記号論と言語学というのがどういう関係になっているかという問題には、ここでは立ち入らない。ソシュールは書物を残さなかったが、大学の講義の内容を弟子がまとめた「一般言語学講義」の中で「記号学」という用語が提案されている。
「論」か「学」かも言い方に迷う。「論」は考え方の中身で「学」はアカデミックな場での位置づけ、といったところか。
前回予告の通り、まず考え方に慣れる。
「論理国語」の教科書でこの分野の問題を扱っている評論文、長田弘の「アイオワの玉葱」と熊野純彦の「ことばへの問い」を読む。
さしあたって、ぼーっと読まないために、要約をする。
必ず自分の頭で、全員やらねばならない。誰かが要約したものを聞いても意味はない。
「アイオワの玉葱」は「二文で」と指定した。すると、概ね次のような趣旨の二文を考えた者が多かった。

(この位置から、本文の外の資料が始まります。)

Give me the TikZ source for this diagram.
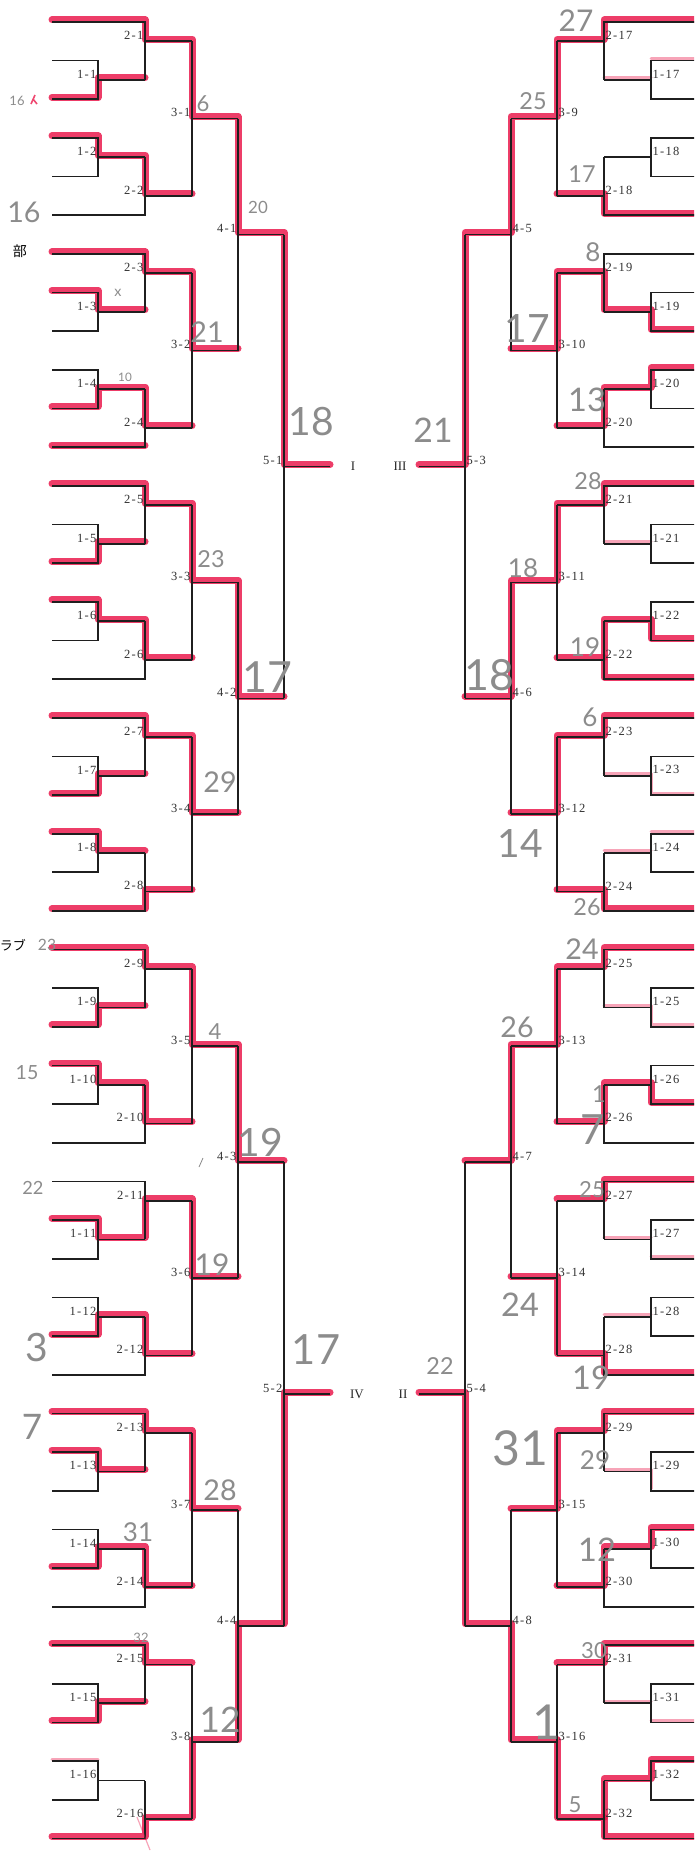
\documentclass[tikz,border=0pt]{standalone}
\usepackage{fontspec}
\setmainfont{Liberation Serif}
\newfontfamily\labfont[LetterSpace=10]{Liberation Serif}
\newfontfamily\hand{Lato}
\newfontfamily\cjk{Noto Sans CJK JP}
\definecolor{marker}{RGB}{235,28,78}
\definecolor{pencil}{RGB}{140,140,140}
\def\XS{52}\def\XA{98}\def\XB{145}\def\XC{192}\def\XD{238}\def\XE{284}\def\XO{330}
\tikzset{
  br/.style={line width=1.7pt, draw=black!88},
  lab/.style={font=\labfont\fontsize{12.5}{12.5}\selectfont, text=black!80, inner sep=1.4pt},
  roman/.style={font=\fontsize{13}{13}\selectfont, text=black!85, inner sep=0pt},
  hl/.style={line width=7pt, draw=marker, draw opacity=0.85, line cap=round, line join=round},
  hlf/.style={line width=3pt, draw=marker, draw opacity=0.4, line cap=round, line join=round},
  hand/.style={text=pencil, inner sep=0pt},
}
\newcommand\hw[5]{\node[hand,font={\hand\fontsize{\fpeval{1.3*#4}}{\fpeval{1.3*#4}}\selectfont}] (#1) at (#2,#3) {#5};}
\newcommand\bracketside[3]{%
  \foreach \g in {0,...,15}{%
    \pgfmathtruncatemacro\od{mod(\g,2)}%
    \pgfmathsetmacro\tp{3*\g+1-\od}%
    \pgfmathsetmacro\bt{\tp+1}%
    \pgfmathsetmacro\by{3*\g+2*\od}%
    \pgfmathsetmacro\oa{\tp+0.5}%
    \pgfmathsetmacro\ob{3*\g+0.5+\od}%
    \pgfmathtruncatemacro\k{\g+1+16*#1}%
    \coordinate (#3t\g) at (\XS,\tp);
    \coordinate (#3u\g) at (\XS,\bt);
    \coordinate (#3y\g) at (\XS,\by);
    \coordinate (#3a\g) at (\XA,\oa);
    \coordinate (#3b\g) at (\XB,\ob);
    \draw[br] (#3t\g) -| (\XA,\bt) -- (#3u\g);
    \draw[br] (#3a\g) -- (\XB,\oa);
    \draw[br] (#3y\g) -| (\XB,\oa);
    \draw[br] (#3b\g) -- (\XC,\ob);
    \node[lab,anchor=#2] (#3n\g) at (#3a\g) {1-\k};
    \node[lab,anchor=#2] (#3m\g) at (#3b\g) {2-\k};
  }%
  \foreach \h in {0,...,7}{%
    \pgfmathsetmacro\ta{6*\h+0.5}\pgfmathsetmacro\tb{6*\h+4.5}\pgfmathsetmacro\tc{6*\h+2.5}%
    \pgfmathtruncatemacro\k{\h+1+8*#1}%
    \coordinate (#3c\h) at (\XC,\tc);
    \draw[br] (\XC,\ta) -- (\XC,\tb);
    \draw[br] (#3c\h) -- (\XD,\tc);
    \node[lab,anchor=#2] (#3p\h) at (#3c\h) {3-\k};
  }%
  \foreach \q in {0,...,3}{%
    \pgfmathsetmacro\ta{12*\q+2.5}\pgfmathsetmacro\tb{12*\q+8.5}\pgfmathsetmacro\tc{12*\q+5.5}%
    \pgfmathtruncatemacro\k{\q+1+4*#1}%
    \coordinate (#3d\q) at (\XD,\tc);
    \draw[br] (\XD,\ta) -- (\XD,\tb);
    \draw[br] (#3d\q) -- (\XE,\tc);
    \node[lab,anchor=#2] (#3r\q) at (#3d\q) {4-\k};
  }%
  \foreach \f in {0,1}{%
    \pgfmathsetmacro\ta{24*\f+5.5}\pgfmathsetmacro\tb{24*\f+17.5}\pgfmathsetmacro\tc{24*\f+11.5}%
    \pgfmathtruncatemacro\k{\f+1+2*#1}%
    \coordinate (#3e\f) at (\XE,\tc);
    \draw[br] (\XE,\ta) -- (\XE,\tb);
    \draw[br] (#3e\f) -- (\XO,\tc);
    \node[lab,anchor=#2] (#3s\f) at (#3e\f) {5-\k};
  }%
}
\begin{document}
\begin{tikzpicture}[x=1pt,y=-1pt]
\useasboundingbox (0,0) rectangle (694,1852);
\clip (0,0) rectangle (694,1852);
\fill[white] (0,0) rectangle (694,1852);

% ---------- red marker, left ----------
\begin{scope}[y=-38.65pt, yshift=-20pt]
\draw[hl] (\XS,0) -- (\XB,0) -- (\XB,.5) -- (\XC,.5) -- (\XC,2.5) -- (\XD,2.5) -- (\XD,5.5) -- (\XE,5.5) -- (\XE,11.5) -- (\XO,11.5);
\draw[hl] (\XS,2) -- (\XA,2) -- (\XA,1.5) -- (\XB,1.5);
\draw[hl] (\XS,3) -- (\XA,3) -- (\XA,3.5) -- (\XB,3.5) -- (\XB,4.5) -- (\XC,4.5);
\draw[hl] (\XS,6) -- (\XB,6) -- (\XB,6.5) -- (\XC,6.5) -- (\XC,8.5) -- (\XD,8.5);
\draw[hl] (\XS,7) -- (\XA,7) -- (\XA,7.5) -- (\XB,7.5);
\draw[hl] (\XS,10) -- (\XA,10) -- (\XA,9.5) -- (\XB,9.5) -- (\XB,10.5) -- (\XC,10.5);
\draw[hl] (\XS,11) -- (\XB,11);
\draw[hl] (\XS,12) -- (\XB,12) -- (\XB,12.5) -- (\XC,12.5) -- (\XC,14.5) -- (\XD,14.5) -- (\XD,17.5) -- (\XE,17.5);
\draw[hl] (\XS,14) -- (\XA,14) -- (\XA,13.5) -- (\XB,13.5);
\draw[hl] (\XS,15) -- (\XA,15) -- (\XA,15.5) -- (\XB,15.5) -- (\XB,16.5) -- (\XC,16.5);
\draw[hl] (\XS,18) -- (\XB,18) -- (\XB,18.5) -- (\XC,18.5) -- (\XC,20.5) -- (\XD,20.5);
\draw[hl] (\XS,20) -- (\XA,20) -- (\XA,19.5) -- (\XB,19.5);
\draw[hl] (\XS,21) -- (\XA,21) -- (\XA,21.5) -- (\XB,21.5);
\draw[hl] (\XS,23) -- (\XB,23) -- (\XB,22.5) -- (\XC,22.5);
\draw[hl] (\XS,24) -- (\XB,24) -- (\XB,24.5) -- (\XC,24.5) -- (\XC,26.5) -- (\XD,26.5) -- (\XD,29.5) -- (\XE,29.5);
\draw[hl] (\XS,26) -- (\XA,26) -- (\XA,25.5) -- (\XB,25.5);
\draw[hl] (\XS,27) -- (\XA,27) -- (\XA,27.5) -- (\XB,27.5) -- (\XB,28.5) -- (\XC,28.5);
\draw[hl] (\XS,31) -- (\XA,31) -- (\XA,31.5) -- (\XB,31.5) -- (\XB,30.5) -- (\XC,30.5) -- (\XC,32.5) -- (\XD,32.5);
\draw[hl] (\XS,34) -- (\XA,34) -- (\XA,33.5) -- (\XB,33.5) -- (\XB,34.5) -- (\XC,34.5);
\draw[hl] (\XS,36) -- (\XB,36) -- (\XB,36.5) -- (\XC,36.5) -- (\XC,38.5) -- (\XD,38.5);
\draw[hl] (\XS,37) -- (\XA,37) -- (\XA,37.5) -- (\XB,37.5);
\draw[hl] (\XS,40) -- (\XA,40) -- (\XA,39.5) -- (\XB,39.5) -- (\XB,40.5) -- (\XC,40.5);
\draw[hl] (\XS,42) -- (\XB,42) -- (\XB,42.5) -- (\XC,42.5);
\draw[hl] (\XS,44) -- (\XA,44) -- (\XA,43.5) -- (\XB,43.5);
\draw[hl] (\XS,47) -- (\XB,47) -- (\XB,46.5) -- (\XC,46.5) -- (\XC,44.5) -- (\XD,44.5) -- (\XD,41.5) -- (\XE,41.5) -- (\XE,35.5) -- (\XO,35.5);
\draw[hlf] (\XS,45) -- (\XA,45);
\end{scope}

% ---------- red marker, right (mirrored) ----------
\begin{scope}[xshift=749pt, xscale=-1, y=-38.65pt, yshift=-20pt]
\draw[hl] (\XS,0) -- (\XB,0) -- (\XB,.5) -- (\XC,.5) -- (\XC,2.5) -- (\XD,2.5) -- (\XD,5.5) -- (\XE,5.5) -- (\XE,11.5) -- (\XO,11.5);
\draw[hlf] (\XS,1) -- (\XA,1) (\XA,1.5) -- (\XB,1.5);
\draw[hl] (\XS,5) -- (\XB,5) -- (\XB,4.5) -- (\XC,4.5);
\draw[hl] (\XS,8) -- (\XA,8) -- (\XA,7.5) -- (\XB,7.5) -- (\XB,6.5) -- (\XC,6.5) -- (\XC,8.5) -- (\XD,8.5);
\draw[hl] (\XS,9) -- (\XA,9) -- (\XA,9.5) -- (\XB,9.5) -- (\XB,10.5) -- (\XC,10.5);
\draw[hl] (\XS,12) -- (\XB,12) -- (\XB,12.5) -- (\XC,12.5) -- (\XC,14.5) -- (\XD,14.5) -- (\XD,17.5) -- (\XE,17.5);
\draw[hlf] (\XA,13.5) -- (\XB,13.5);
\draw[hl] (\XS,16) -- (\XA,16) -- (\XA,15.5) -- (\XB,15.5) -- (\XB,17) -- (\XS,17);
\draw[hl] (\XB,16.5) -- (\XC,16.5);
\draw[hl] (\XS,18) -- (\XB,18) -- (\XB,18.5) -- (\XC,18.5) -- (\XC,20.5) -- (\XD,20.5);
\draw[hlf] (\XS,20) -- (\XA,20) -- (\XA,19.5) -- (\XB,19.5);
\draw[hl] (\XS,23) -- (\XB,23) -- (\XB,22.5) -- (\XC,22.5);
\draw[hlf] (\XS,21) -- (\XA,21) (\XA,21.5) -- (\XB,21.5);
\draw[hl] (\XS,24) -- (\XB,24) -- (\XB,24.5) -- (\XC,24.5) -- (\XC,26.5) -- (\XD,26.5) -- (\XD,29.5) -- (\XE,29.5);
\draw[hlf] (\XS,26) -- (\XA,26) -- (\XA,25.5) -- (\XB,25.5);
\draw[hl] (\XS,28) -- (\XA,28) -- (\XA,27.5) -- (\XB,27.5) -- (\XB,28.5) -- (\XC,28.5);
\draw[hl] (\XS,30) -- (\XB,30) -- (\XB,30.5) -- (\XC,30.5);
\draw[hlf] (\XS,32) -- (\XA,32) (\XA,31.5) -- (\XB,31.5);
\draw[hl] (\XS,35) -- (\XB,35) -- (\XB,34.5) -- (\XC,34.5) -- (\XC,32.5) -- (\XD,32.5);
\draw[hlf] (\XA,33.5) -- (\XB,33.5);
\draw[hl] (\XS,36) -- (\XB,36) -- (\XB,36.5) -- (\XC,36.5) -- (\XC,38.5) -- (\XD,38.5);
\draw[hlf] (\XA,38) -- (\XA,37.5) -- (\XB,37.5);
\draw[hl] (\XS,39) -- (\XA,39) -- (\XA,39.5) -- (\XB,39.5) -- (\XB,40.5) -- (\XC,40.5);
\draw[hl] (\XS,42) -- (\XB,42) -- (\XB,42.5) -- (\XC,42.5);
\draw[hlf] (\XS,44) -- (\XA,44) (\XA,43.5) -- (\XB,43.5);
\draw[hl] (\XS,47) -- (\XB,47) -- (\XB,46.5) -- (\XC,46.5) -- (\XC,44.5) -- (\XD,44.5) -- (\XD,41.5) -- (\XE,41.5) -- (\XE,35.5) -- (\XO,35.5);
\draw[hl] (\XS,45) -- (\XA,45) -- (\XA,45.5) -- (\XB,45.5) -- (\XB,46.5);
\end{scope}

% ---------- printed bracket ----------
\begin{scope}[y=-38.65pt, yshift=-22pt]
\bracketside{0}{south east}{L}
\end{scope}
\begin{scope}[xshift=749pt, xscale=-1, y=-38.65pt, yshift=-22pt]
\bracketside{1}{south west}{R}
\end{scope}

\node[roman] (rI) at (353,466) {I};
\node[roman] (rIII) at (400,466) {III};
\node[roman] (rIV) at (357,1394) {IV};
\node[roman] (rII) at (403,1394) {II};

\node[font=\cjk\fontsize{14}{14}\selectfont, anchor=east, inner sep=0pt] (club1) at (27,251) {部};
\node[font=\cjk\fontsize{13}{13}\selectfont, anchor=east, inner sep=0pt] (club2) at (26,945) {ラブ};

% ---------- pencil notes, left ----------
\hw{h1}{17}{101}{10}{16}
\draw[draw=marker, line width=1.6pt, draw opacity=.8] (31,104) -- (35,95) (33,99) -- (37,104);
\hw{h2}{24}{212}{22}{16}
\hw{h3}{203}{104}{17}{6}
\hw{h4}{258}{207}{13}{20}
\hw{h5}{118}{293}{11}{x}
\hw{h6}{207}{332}{22}{21}
\hw{h7}{125}{377}{9}{10}
\hw{h8}{311}{422}{30}{18}
\hw{h9}{433}{430}{26}{21}
\hw{h10}{211}{559}{18}{23}
\hw{h11}{267}{677}{33}{17}
\hw{h12}{220}{782}{22}{29}
\hw{h13}{47}{945}{12}{23}
\hw{h14}{27}{1073}{15}{15}
\hw{h15}{215}{1032}{17}{4}
\hw{h16}{260}{1142}{30}{19}
\hw{h17}{212}{1265}{23}{19}
\hw{h18}{33}{1188}{14}{22}
\hw{h19}{37}{1348}{30}{3}
\hw{h20}{316}{1350}{32}{17}
\hw{h21}{440}{1366}{18}{22}
\hw{h22}{32}{1427}{27}{7}
\hw{h23}{220}{1490}{22}{28}
\hw{h24}{138}{1532}{20}{31}
\hw{h25}{141}{1638}{10}{32}
\hw{h26}{220}{1720}{27}{12}
\draw[draw=pencil, line width=0.8pt] (199,1167) -- (203,1158);
\draw[draw=marker, draw opacity=.4, line width=1.2pt] (137,1817) -- (150,1850);

% ---------- pencil notes, right ----------
\hw{r1}{576}{21}{23}{27}
\hw{r2}{533}{101}{18}{25}
\hw{r3}{582}{174}{18}{17}
\hw{r4}{593}{252}{20}{8}
\hw{r5}{527}{328}{30}{17}
\hw{r6}{587}{400}{25}{13}
\hw{r7}{588}{481}{18}{28}
\hw{r8}{523}{568}{20}{18}
\hw{r9}{585}{647}{20}{19}
\hw{r10}{489}{675}{33}{18}
\hw{r11}{590}{717}{20}{6}
\hw{r12}{520}{843}{30}{14}
\hw{r13}{587}{907}{18}{26}
\hw{r14}{582}{949}{22}{24}
\hw{r15}{517}{1027}{22}{26}
\hw{r16}{599}{1094}{18}{1}
\hw{r17}{593}{1130}{32}{7}
\hw{r18}{592}{1190}{17}{25}
\hw{r19}{520}{1305}{25}{24}
\hw{r20}{591}{1378}{25}{19}
\hw{r21}{520}{1448}{37}{31}
\hw{r22}{595}{1460}{20}{29}
\hw{r23}{597}{1550}{25}{12}
\hw{r24}{594}{1651}{17}{30}
\hw{r25}{546}{1722}{37}{1}
\hw{r26}{575}{1805}{17}{5}
\end{tikzpicture}
\end{document}
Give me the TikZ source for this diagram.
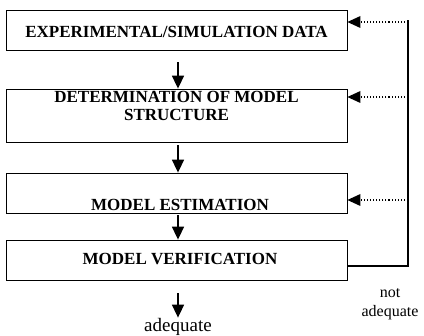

- 言葉を通して世界を捉える捉え方は言葉(母語)によって違う。
- このずれを通して他者を理解することが大事だ。
以前、評論には「認識」と「主張」の部分があるという言及をしたことがある(あるいはこれ)。
上の二文は上が「認識」で下が「主張」に近い。
こんなふうに言ってみると、「認識」の部分は去年の今井むつみ「言葉は世界を切り分ける」に通じ、「主張」の部分は今年のドミニク・チェン「未来をつくる言葉」に通じることがわかる。
ところで、授業者の想定していたのは、「認識」にあたる一文を二つに分けた二文だった。「言葉を通して世界を捉える捉え方は」といった言い方が、既に一つの内容として独立させられるはずだ。
- 我々は言葉を通して世界を捉える。
- 言葉(母語)によって捉え方は異なる。
要約は、字数が指定されていれば、その中になるべく原文の論旨を詰め込んで、なおかつすっきり読める文章を作ろうとすべきだ。
一方、ここでの一文要約、二文要約(三…四…)は、なるべく単純な構造の文にすることが望ましい。5文節以内。短く言おうとすることが、本質・核心がなんなのかを考えさせる。
そして、短くした要約は、書き取るにせよ覚えるにせよ、口頭で発言するにせよ、取り回しに便利だ。あの文章では…と言及するときに、なるべく短くしておくことは大いなるメリットがある。